• Aim of the exercise: Retype the opening lines of the data exactly, stopping after the line that contains "plt.rcParams['font.family'] = ['Liberation". Skip every picture.
-- start Data in this exercise --
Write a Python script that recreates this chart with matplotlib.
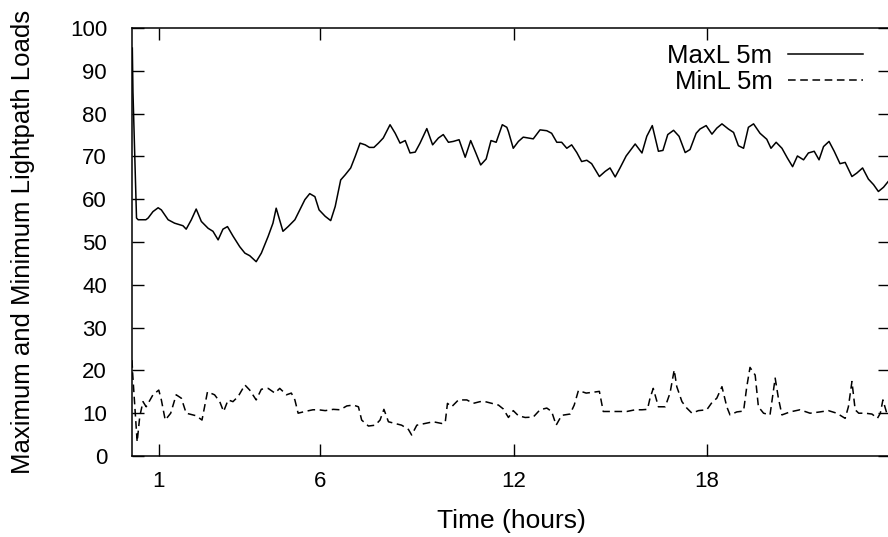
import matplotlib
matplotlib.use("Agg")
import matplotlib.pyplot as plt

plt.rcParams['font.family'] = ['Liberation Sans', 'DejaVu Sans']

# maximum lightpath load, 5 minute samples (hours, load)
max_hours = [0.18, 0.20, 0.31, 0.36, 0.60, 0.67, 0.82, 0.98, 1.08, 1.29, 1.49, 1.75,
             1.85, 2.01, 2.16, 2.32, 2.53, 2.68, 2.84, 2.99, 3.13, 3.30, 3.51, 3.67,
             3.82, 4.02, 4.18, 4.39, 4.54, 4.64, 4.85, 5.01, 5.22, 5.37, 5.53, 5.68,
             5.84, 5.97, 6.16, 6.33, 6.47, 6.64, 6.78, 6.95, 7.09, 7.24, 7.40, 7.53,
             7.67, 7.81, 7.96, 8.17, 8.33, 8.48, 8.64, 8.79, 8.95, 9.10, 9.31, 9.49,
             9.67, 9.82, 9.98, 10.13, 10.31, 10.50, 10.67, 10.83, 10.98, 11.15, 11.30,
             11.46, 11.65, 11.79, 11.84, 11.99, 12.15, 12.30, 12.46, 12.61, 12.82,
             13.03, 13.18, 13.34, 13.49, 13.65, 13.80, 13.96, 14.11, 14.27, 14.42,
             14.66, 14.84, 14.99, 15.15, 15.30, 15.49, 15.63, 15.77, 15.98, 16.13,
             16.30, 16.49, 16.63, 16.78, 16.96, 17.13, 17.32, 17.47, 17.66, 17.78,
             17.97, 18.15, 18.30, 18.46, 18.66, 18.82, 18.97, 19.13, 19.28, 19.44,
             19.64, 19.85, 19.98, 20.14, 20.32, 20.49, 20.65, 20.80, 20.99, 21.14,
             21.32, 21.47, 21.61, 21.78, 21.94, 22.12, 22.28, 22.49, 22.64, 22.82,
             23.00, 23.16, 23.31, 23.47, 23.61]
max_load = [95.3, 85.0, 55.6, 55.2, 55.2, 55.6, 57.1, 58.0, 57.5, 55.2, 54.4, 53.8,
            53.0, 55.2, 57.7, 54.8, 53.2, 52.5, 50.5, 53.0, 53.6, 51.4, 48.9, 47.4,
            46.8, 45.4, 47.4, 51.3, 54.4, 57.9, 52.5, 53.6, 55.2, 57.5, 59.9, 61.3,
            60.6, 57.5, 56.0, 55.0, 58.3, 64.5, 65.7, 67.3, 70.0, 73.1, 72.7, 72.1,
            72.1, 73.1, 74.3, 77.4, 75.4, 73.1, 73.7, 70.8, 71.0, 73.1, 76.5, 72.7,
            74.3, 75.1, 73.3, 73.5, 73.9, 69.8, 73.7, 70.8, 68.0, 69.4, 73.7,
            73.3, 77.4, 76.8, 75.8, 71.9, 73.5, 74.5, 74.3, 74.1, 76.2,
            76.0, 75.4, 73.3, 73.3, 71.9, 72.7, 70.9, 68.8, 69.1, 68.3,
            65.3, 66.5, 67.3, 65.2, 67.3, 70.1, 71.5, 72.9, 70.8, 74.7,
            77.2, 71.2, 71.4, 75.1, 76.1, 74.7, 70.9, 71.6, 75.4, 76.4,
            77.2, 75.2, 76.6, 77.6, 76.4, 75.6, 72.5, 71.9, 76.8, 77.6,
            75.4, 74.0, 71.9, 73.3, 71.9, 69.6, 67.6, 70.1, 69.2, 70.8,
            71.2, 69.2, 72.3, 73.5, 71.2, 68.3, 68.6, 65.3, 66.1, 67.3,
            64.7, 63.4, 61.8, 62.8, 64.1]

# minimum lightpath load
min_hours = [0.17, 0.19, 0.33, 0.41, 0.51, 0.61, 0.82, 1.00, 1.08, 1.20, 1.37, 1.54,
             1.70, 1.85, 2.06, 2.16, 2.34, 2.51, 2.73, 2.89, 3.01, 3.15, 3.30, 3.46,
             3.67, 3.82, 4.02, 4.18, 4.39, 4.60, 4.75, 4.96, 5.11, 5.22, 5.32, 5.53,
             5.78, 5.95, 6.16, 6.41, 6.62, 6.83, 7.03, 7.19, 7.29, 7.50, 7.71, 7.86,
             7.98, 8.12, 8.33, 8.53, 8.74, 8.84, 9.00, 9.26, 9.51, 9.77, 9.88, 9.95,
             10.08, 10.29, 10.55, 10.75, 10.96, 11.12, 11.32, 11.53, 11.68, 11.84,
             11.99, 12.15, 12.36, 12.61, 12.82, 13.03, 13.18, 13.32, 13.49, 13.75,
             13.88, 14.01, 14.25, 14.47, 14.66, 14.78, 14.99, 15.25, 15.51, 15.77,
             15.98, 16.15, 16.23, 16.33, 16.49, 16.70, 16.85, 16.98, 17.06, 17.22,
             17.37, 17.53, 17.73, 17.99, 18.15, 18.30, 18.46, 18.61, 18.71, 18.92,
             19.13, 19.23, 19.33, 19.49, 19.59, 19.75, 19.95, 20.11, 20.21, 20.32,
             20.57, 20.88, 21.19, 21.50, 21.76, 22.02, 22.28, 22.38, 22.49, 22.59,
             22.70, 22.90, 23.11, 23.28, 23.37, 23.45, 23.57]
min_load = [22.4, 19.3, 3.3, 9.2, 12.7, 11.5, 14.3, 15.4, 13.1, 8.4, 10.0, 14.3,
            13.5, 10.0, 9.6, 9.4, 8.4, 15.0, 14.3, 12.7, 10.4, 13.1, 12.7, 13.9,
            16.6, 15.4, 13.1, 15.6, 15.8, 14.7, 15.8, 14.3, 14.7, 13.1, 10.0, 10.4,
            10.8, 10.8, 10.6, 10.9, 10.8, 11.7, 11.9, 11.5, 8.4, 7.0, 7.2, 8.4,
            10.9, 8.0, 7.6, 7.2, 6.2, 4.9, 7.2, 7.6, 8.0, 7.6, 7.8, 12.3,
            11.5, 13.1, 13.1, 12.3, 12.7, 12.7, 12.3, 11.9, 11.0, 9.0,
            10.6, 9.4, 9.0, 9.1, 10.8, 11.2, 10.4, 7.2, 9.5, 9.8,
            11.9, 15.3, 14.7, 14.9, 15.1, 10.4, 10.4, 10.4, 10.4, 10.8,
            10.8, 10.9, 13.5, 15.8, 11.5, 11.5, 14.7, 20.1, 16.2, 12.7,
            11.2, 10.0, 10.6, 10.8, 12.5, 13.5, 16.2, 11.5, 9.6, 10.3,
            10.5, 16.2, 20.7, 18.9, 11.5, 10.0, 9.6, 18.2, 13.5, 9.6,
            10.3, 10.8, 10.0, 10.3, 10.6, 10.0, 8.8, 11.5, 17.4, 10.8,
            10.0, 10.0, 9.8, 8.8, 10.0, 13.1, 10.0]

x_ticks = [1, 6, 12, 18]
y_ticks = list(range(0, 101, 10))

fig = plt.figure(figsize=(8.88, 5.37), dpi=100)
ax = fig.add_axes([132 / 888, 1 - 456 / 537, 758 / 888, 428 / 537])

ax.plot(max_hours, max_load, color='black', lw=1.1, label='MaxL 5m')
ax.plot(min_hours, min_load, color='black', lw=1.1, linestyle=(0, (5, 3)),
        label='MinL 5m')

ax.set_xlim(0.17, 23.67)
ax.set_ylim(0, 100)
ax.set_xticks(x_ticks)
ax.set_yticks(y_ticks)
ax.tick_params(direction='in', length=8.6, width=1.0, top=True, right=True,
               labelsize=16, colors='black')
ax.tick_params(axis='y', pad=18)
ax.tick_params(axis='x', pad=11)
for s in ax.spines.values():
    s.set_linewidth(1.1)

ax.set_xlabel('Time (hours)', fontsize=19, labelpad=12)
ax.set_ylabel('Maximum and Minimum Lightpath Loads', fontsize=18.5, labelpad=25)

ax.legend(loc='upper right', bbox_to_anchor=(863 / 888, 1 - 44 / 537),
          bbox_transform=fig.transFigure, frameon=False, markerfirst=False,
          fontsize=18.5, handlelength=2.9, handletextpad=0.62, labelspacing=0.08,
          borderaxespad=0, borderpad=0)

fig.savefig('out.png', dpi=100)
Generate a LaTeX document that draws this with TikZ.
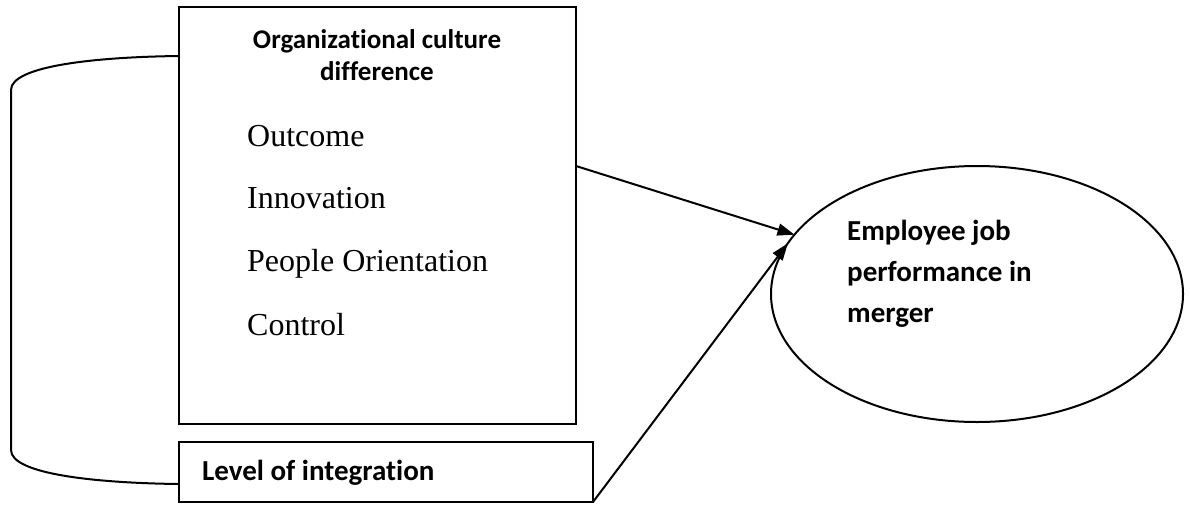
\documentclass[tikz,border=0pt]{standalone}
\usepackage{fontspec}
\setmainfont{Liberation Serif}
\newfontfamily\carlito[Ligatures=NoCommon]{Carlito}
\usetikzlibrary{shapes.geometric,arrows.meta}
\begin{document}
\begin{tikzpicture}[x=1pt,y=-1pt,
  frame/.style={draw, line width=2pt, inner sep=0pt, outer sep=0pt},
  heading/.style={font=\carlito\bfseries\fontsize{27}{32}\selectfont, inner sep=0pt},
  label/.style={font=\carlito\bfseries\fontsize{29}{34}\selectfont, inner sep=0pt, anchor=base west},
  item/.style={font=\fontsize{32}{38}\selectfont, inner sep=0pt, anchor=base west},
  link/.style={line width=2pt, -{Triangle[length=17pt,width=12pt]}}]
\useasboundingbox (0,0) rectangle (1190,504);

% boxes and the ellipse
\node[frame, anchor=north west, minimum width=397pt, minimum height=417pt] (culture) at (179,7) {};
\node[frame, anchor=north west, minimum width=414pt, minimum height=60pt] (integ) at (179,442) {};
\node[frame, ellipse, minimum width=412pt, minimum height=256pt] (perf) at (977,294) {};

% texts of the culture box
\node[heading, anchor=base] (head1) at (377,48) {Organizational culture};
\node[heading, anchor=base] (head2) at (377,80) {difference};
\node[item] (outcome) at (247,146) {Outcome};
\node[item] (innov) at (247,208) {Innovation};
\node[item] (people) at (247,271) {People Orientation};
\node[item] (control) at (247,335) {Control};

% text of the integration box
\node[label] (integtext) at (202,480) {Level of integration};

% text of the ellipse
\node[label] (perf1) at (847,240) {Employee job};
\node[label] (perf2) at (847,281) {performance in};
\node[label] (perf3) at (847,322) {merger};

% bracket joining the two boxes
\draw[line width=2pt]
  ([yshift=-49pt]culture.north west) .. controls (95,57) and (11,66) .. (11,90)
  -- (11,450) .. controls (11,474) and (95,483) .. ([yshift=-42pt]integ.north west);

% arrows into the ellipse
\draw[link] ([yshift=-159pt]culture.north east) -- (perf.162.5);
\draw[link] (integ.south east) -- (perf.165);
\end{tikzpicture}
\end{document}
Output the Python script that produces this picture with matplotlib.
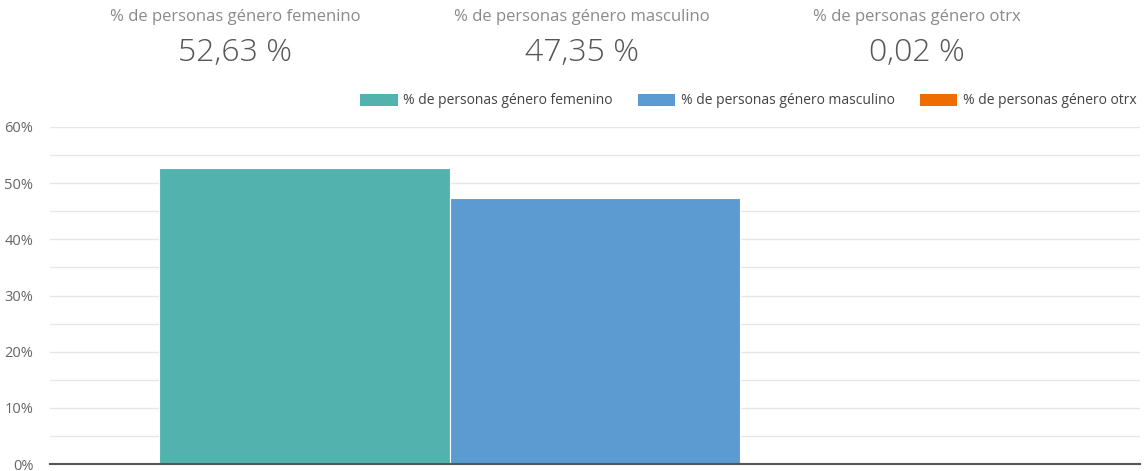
-- end Data in this exercise --
• The response:
Write a Python script that recreates this chart with matplotlib.
import matplotlib
matplotlib.use("Agg")
import matplotlib.pyplot as plt

plt.rcParams['font.family'] = ['Liberation Sans', 'DejaVu Sans']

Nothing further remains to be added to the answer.